Request — Up to and including the line containing "Chart.register(...registerables);", please reproduce the lines of the listing below, starting from the top.

Supplied data —
────────────────

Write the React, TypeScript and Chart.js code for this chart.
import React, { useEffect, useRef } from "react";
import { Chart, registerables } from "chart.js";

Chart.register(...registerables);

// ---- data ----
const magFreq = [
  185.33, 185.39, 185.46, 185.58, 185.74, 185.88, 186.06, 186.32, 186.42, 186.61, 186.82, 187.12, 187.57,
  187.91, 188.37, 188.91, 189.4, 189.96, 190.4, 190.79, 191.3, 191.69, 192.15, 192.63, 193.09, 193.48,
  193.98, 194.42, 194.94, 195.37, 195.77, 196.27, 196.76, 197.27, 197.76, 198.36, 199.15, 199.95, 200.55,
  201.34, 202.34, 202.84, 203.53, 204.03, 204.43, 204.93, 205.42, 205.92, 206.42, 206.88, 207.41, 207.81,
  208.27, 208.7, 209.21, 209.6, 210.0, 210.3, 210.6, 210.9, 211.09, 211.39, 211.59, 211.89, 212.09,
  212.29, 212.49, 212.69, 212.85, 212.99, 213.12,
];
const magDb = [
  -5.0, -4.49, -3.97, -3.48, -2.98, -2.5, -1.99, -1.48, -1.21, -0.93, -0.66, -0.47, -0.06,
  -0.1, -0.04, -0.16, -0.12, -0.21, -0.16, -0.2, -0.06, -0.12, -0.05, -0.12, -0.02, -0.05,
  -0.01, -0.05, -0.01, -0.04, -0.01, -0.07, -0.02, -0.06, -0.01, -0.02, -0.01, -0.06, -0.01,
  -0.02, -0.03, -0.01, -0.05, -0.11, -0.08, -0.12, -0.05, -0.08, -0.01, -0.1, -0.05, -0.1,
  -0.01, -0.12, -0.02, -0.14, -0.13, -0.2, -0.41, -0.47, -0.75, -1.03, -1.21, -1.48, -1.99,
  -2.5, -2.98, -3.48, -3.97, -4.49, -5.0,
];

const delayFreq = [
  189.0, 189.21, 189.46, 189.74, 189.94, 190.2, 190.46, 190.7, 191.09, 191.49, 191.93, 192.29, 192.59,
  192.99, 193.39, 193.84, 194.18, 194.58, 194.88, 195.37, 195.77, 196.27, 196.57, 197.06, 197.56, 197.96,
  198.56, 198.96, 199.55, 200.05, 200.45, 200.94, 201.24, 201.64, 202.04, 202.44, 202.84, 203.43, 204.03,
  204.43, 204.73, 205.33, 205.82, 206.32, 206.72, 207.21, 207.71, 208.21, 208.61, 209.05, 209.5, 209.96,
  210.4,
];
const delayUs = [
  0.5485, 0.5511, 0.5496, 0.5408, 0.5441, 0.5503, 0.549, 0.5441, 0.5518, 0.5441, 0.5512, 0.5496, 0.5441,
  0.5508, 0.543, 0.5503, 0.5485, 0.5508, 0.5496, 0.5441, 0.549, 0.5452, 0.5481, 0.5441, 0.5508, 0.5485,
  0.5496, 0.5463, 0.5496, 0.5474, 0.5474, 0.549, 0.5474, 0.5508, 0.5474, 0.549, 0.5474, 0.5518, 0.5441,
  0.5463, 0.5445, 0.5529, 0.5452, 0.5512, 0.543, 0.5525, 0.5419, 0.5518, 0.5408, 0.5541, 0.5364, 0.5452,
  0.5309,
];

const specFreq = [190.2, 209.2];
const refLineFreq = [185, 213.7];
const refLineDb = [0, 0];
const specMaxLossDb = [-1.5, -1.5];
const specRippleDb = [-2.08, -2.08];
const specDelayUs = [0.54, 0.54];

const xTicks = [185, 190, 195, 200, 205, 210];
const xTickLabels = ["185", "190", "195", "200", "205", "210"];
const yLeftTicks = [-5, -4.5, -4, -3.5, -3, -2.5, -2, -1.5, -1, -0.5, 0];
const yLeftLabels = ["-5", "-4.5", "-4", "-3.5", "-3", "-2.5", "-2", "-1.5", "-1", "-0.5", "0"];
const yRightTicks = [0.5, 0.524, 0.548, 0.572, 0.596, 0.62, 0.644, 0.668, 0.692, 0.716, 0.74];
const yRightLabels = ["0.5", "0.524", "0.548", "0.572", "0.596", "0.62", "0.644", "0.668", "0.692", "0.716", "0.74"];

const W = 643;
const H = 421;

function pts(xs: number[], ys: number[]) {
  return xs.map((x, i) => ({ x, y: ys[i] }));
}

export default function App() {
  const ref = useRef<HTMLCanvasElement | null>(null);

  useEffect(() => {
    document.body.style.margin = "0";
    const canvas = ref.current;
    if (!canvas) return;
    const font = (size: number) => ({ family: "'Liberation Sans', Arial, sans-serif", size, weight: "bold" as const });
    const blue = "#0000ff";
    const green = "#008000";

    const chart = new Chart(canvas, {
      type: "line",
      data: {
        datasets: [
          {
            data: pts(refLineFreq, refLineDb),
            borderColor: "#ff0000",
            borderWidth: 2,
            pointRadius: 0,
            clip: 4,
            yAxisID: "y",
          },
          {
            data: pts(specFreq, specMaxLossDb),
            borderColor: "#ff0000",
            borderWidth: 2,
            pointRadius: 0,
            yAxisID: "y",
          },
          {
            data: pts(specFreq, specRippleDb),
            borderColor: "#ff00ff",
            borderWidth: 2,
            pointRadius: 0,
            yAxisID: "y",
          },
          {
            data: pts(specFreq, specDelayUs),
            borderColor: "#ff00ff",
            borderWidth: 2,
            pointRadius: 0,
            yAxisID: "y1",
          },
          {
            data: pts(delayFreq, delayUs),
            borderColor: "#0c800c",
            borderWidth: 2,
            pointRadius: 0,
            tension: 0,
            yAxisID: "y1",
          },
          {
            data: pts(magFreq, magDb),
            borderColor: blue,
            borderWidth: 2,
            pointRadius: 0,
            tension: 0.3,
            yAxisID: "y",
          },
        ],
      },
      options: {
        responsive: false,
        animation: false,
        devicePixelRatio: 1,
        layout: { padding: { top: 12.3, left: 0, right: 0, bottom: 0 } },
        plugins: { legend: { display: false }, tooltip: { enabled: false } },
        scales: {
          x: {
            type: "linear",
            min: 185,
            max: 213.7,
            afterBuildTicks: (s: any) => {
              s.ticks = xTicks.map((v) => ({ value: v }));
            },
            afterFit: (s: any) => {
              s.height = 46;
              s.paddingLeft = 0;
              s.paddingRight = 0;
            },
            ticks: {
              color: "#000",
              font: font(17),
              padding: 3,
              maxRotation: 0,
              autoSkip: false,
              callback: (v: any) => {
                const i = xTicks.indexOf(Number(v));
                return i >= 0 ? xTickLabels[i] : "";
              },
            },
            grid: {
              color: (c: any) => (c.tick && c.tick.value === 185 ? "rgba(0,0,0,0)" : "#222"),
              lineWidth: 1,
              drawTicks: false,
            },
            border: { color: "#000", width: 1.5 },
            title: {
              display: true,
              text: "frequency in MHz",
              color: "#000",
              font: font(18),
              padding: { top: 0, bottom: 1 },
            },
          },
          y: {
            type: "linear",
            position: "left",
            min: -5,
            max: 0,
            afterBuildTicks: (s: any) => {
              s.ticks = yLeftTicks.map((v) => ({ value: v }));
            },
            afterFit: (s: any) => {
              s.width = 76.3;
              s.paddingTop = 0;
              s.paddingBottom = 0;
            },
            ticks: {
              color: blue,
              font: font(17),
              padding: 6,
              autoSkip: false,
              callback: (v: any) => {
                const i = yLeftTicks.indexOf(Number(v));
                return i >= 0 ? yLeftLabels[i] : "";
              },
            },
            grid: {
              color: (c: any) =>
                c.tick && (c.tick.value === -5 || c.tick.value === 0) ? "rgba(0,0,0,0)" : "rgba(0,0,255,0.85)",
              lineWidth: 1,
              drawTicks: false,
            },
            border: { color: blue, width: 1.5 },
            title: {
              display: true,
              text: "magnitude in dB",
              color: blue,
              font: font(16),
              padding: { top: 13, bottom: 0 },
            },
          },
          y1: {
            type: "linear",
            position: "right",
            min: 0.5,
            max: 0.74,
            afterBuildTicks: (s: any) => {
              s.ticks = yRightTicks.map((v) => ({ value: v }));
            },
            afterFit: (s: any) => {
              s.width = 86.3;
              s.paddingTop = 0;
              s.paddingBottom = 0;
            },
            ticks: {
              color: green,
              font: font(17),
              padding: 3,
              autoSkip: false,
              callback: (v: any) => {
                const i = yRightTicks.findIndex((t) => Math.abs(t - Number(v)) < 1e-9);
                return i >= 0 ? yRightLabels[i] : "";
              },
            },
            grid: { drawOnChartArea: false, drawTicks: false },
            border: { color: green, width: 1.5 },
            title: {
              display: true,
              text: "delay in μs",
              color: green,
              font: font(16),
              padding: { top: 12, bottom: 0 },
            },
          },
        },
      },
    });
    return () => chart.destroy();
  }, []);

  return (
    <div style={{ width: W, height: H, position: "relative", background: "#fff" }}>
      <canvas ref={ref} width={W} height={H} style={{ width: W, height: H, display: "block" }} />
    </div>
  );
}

────────────────

Result below —
Write the React, TypeScript and Chart.js code for this chart.
import React, { useEffect, useRef } from "react";
import { Chart, registerables } from "chart.js";

Chart.register(...registerables);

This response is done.